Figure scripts

=======

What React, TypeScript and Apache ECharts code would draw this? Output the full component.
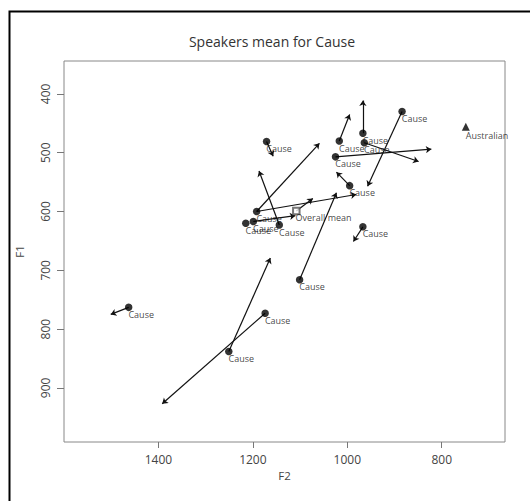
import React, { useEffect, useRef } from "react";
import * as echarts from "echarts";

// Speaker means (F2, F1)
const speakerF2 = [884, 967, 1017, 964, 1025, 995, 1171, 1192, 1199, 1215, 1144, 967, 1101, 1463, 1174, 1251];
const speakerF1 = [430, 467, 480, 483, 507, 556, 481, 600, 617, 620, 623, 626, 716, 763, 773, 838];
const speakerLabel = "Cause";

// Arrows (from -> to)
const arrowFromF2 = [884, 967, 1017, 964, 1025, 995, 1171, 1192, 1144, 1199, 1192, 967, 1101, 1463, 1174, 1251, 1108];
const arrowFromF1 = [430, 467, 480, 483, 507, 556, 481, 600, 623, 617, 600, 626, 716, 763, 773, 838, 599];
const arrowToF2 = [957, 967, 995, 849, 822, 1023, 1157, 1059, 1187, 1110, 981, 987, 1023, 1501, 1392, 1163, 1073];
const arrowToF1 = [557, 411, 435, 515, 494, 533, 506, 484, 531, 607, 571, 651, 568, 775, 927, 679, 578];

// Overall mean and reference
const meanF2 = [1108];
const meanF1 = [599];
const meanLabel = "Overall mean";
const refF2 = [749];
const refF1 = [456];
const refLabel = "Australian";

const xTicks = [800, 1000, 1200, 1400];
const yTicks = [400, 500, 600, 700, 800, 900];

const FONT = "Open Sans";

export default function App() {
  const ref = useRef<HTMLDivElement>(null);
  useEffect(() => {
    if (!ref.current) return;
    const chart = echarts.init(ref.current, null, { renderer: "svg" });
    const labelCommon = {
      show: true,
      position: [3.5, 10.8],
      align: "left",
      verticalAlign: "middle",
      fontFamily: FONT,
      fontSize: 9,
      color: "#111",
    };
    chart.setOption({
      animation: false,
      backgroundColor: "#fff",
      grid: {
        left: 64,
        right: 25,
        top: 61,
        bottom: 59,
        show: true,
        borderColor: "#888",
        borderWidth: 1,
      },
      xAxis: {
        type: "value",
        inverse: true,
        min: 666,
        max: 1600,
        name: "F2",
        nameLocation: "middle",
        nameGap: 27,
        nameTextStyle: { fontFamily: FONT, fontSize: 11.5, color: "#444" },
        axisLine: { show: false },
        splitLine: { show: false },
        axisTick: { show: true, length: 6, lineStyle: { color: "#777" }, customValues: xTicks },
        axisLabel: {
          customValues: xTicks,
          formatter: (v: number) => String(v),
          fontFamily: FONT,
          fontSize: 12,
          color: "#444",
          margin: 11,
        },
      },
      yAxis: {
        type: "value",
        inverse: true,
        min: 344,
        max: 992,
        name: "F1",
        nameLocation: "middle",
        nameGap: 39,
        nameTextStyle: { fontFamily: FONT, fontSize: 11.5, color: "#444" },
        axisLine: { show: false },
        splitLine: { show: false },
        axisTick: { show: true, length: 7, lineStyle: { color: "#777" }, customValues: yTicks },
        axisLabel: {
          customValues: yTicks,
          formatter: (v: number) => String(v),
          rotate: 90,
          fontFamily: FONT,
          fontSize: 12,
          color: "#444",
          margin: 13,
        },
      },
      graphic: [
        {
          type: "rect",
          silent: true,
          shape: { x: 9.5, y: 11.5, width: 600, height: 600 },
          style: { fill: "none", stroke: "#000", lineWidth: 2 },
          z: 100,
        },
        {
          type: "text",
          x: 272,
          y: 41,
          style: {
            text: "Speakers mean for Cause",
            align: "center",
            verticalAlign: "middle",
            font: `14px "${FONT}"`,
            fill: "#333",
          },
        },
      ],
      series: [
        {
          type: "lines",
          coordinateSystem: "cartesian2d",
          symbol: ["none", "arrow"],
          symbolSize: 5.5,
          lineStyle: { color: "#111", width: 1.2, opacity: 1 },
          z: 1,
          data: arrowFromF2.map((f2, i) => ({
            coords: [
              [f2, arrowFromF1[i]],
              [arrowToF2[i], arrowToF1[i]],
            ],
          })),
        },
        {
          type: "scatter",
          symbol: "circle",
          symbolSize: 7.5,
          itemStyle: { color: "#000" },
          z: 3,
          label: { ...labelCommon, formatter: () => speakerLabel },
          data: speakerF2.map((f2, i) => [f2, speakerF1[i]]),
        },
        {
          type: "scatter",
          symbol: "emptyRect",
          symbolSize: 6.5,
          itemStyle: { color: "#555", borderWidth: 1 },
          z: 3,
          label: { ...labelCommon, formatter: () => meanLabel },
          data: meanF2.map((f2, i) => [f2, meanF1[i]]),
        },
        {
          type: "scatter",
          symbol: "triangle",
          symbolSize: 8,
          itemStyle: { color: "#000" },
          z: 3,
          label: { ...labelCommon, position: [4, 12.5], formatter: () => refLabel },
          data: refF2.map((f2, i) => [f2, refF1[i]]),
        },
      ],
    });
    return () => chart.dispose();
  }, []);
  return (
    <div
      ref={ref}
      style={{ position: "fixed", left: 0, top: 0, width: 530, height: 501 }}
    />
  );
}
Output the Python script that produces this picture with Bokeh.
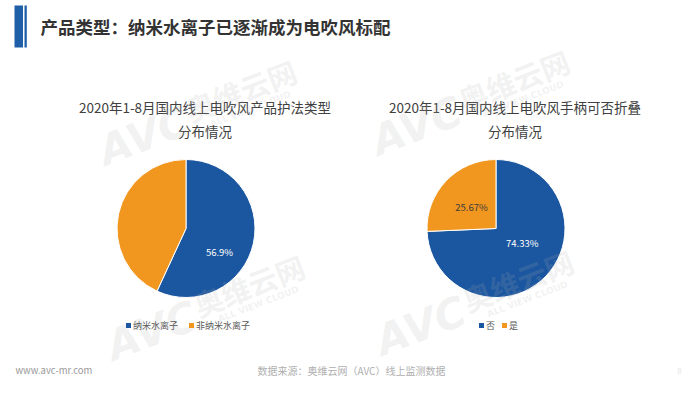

=======

**EXERCISE REQUIREMENTS**
Reproduce each line of the records exactly, and omit every picture.

**THE COMPLETED TASK**
What React, TypeScript and Apache ECharts code would draw this? Output the full component.
import React, { useEffect, useRef } from "react";
import * as echarts from "echarts";

// Speaker means (F2, F1)
const speakerF2 = [884, 967, 1017, 964, 1025, 995, 1171, 1192, 1199, 1215, 1144, 967, 1101, 1463, 1174, 1251];
const speakerF1 = [430, 467, 480, 483, 507, 556, 481, 600, 617, 620, 623, 626, 716, 763, 773, 838];
const speakerLabel = "Cause";

// Arrows (from -> to)
const arrowFromF2 = [884, 967, 1017, 964, 1025, 995, 1171, 1192, 1144, 1199, 1192, 967, 1101, 1463, 1174, 1251, 1108];
const arrowFromF1 = [430, 467, 480, 483, 507, 556, 481, 600, 623, 617, 600, 626, 716, 763, 773, 838, 599];
const arrowToF2 = [957, 967, 995, 849, 822, 1023, 1157, 1059, 1187, 1110, 981, 987, 1023, 1501, 1392, 1163, 1073];
const arrowToF1 = [557, 411, 435, 515, 494, 533, 506, 484, 531, 607, 571, 651, 568, 775, 927, 679, 578];

// Overall mean and reference
const meanF2 = [1108];
const meanF1 = [599];
const meanLabel = "Overall mean";
const refF2 = [749];
const refF1 = [456];
const refLabel = "Australian";

const xTicks = [800, 1000, 1200, 1400];
const yTicks = [400, 500, 600, 700, 800, 900];

const FONT = "Open Sans";

export default function App() {
  const ref = useRef<HTMLDivElement>(null);
  useEffect(() => {
    if (!ref.current) return;
    const chart = echarts.init(ref.current, null, { renderer: "svg" });
    const labelCommon = {
      show: true,
      position: [3.5, 10.8],
      align: "left",
      verticalAlign: "middle",
      fontFamily: FONT,
      fontSize: 9,
      color: "#111",
    };
    chart.setOption({
      animation: false,
      backgroundColor: "#fff",
      grid: {
        left: 64,
        right: 25,
        top: 61,
        bottom: 59,
        show: true,
        borderColor: "#888",
        borderWidth: 1,
      },
      xAxis: {
        type: "value",
        inverse: true,
        min: 666,
        max: 1600,
        name: "F2",
        nameLocation: "middle",
        nameGap: 27,
        nameTextStyle: { fontFamily: FONT, fontSize: 11.5, color: "#444" },
        axisLine: { show: false },
        splitLine: { show: false },
        axisTick: { show: true, length: 6, lineStyle: { color: "#777" }, customValues: xTicks },
        axisLabel: {
          customValues: xTicks,
          formatter: (v: number) => String(v),
          fontFamily: FONT,
          fontSize: 12,
          color: "#444",
          margin: 11,
        },
      },
      yAxis: {
        type: "value",
        inverse: true,
        min: 344,
        max: 992,
        name: "F1",
        nameLocation: "middle",
        nameGap: 39,
        nameTextStyle: { fontFamily: FONT, fontSize: 11.5, color: "#444" },
        axisLine: { show: false },
        splitLine: { show: false },
        axisTick: { show: true, length: 7, lineStyle: { color: "#777" }, customValues: yTicks },
        axisLabel: {
          customValues: yTicks,
          formatter: (v: number) => String(v),
          rotate: 90,
          fontFamily: FONT,
          fontSize: 12,
          color: "#444",
          margin: 13,
        },
      },
      graphic: [
        {
          type: "rect",
          silent: true,
          shape: { x: 9.5, y: 11.5, width: 600, height: 600 },
          style: { fill: "none", stroke: "#000", lineWidth: 2 },
          z: 100,
        },
        {
          type: "text",
          x: 272,
          y: 41,
          style: {
            text: "Speakers mean for Cause",
            align: "center",
            verticalAlign: "middle",
            font: `14px "${FONT}"`,
            fill: "#333",
          },
        },
      ],
      series: [
        {
          type: "lines",
          coordinateSystem: "cartesian2d",
          symbol: ["none", "arrow"],
          symbolSize: 5.5,
          lineStyle: { color: "#111", width: 1.2, opacity: 1 },
          z: 1,
          data: arrowFromF2.map((f2, i) => ({
            coords: [
              [f2, arrowFromF1[i]],
              [arrowToF2[i], arrowToF1[i]],
            ],
          })),
        },
        {
          type: "scatter",
          symbol: "circle",
          symbolSize: 7.5,
          itemStyle: { color: "#000" },
          z: 3,
          label: { ...labelCommon, formatter: () => speakerLabel },
          data: speakerF2.map((f2, i) => [f2, speakerF1[i]]),
        },
        {
          type: "scatter",
          symbol: "emptyRect",
          symbolSize: 6.5,
          itemStyle: { color: "#555", borderWidth: 1 },
          z: 3,
          label: { ...labelCommon, formatter: () => meanLabel },
          data: meanF2.map((f2, i) => [f2, meanF1[i]]),
        },
        {
          type: "scatter",
          symbol: "triangle",
          symbolSize: 8,
          itemStyle: { color: "#000" },
          z: 3,
          label: { ...labelCommon, position: [4, 12.5], formatter: () => refLabel },
          data: refF2.map((f2, i) => [f2, refF1[i]]),
        },
      ],
    });
    return () => chart.dispose();
  }, []);
  return (
    <div
      ref={ref}
      style={{ position: "fixed", left: 0, top: 0, width: 530, height: 501 }}
    />
  );
}
Output the Python script that produces this picture with Bokeh.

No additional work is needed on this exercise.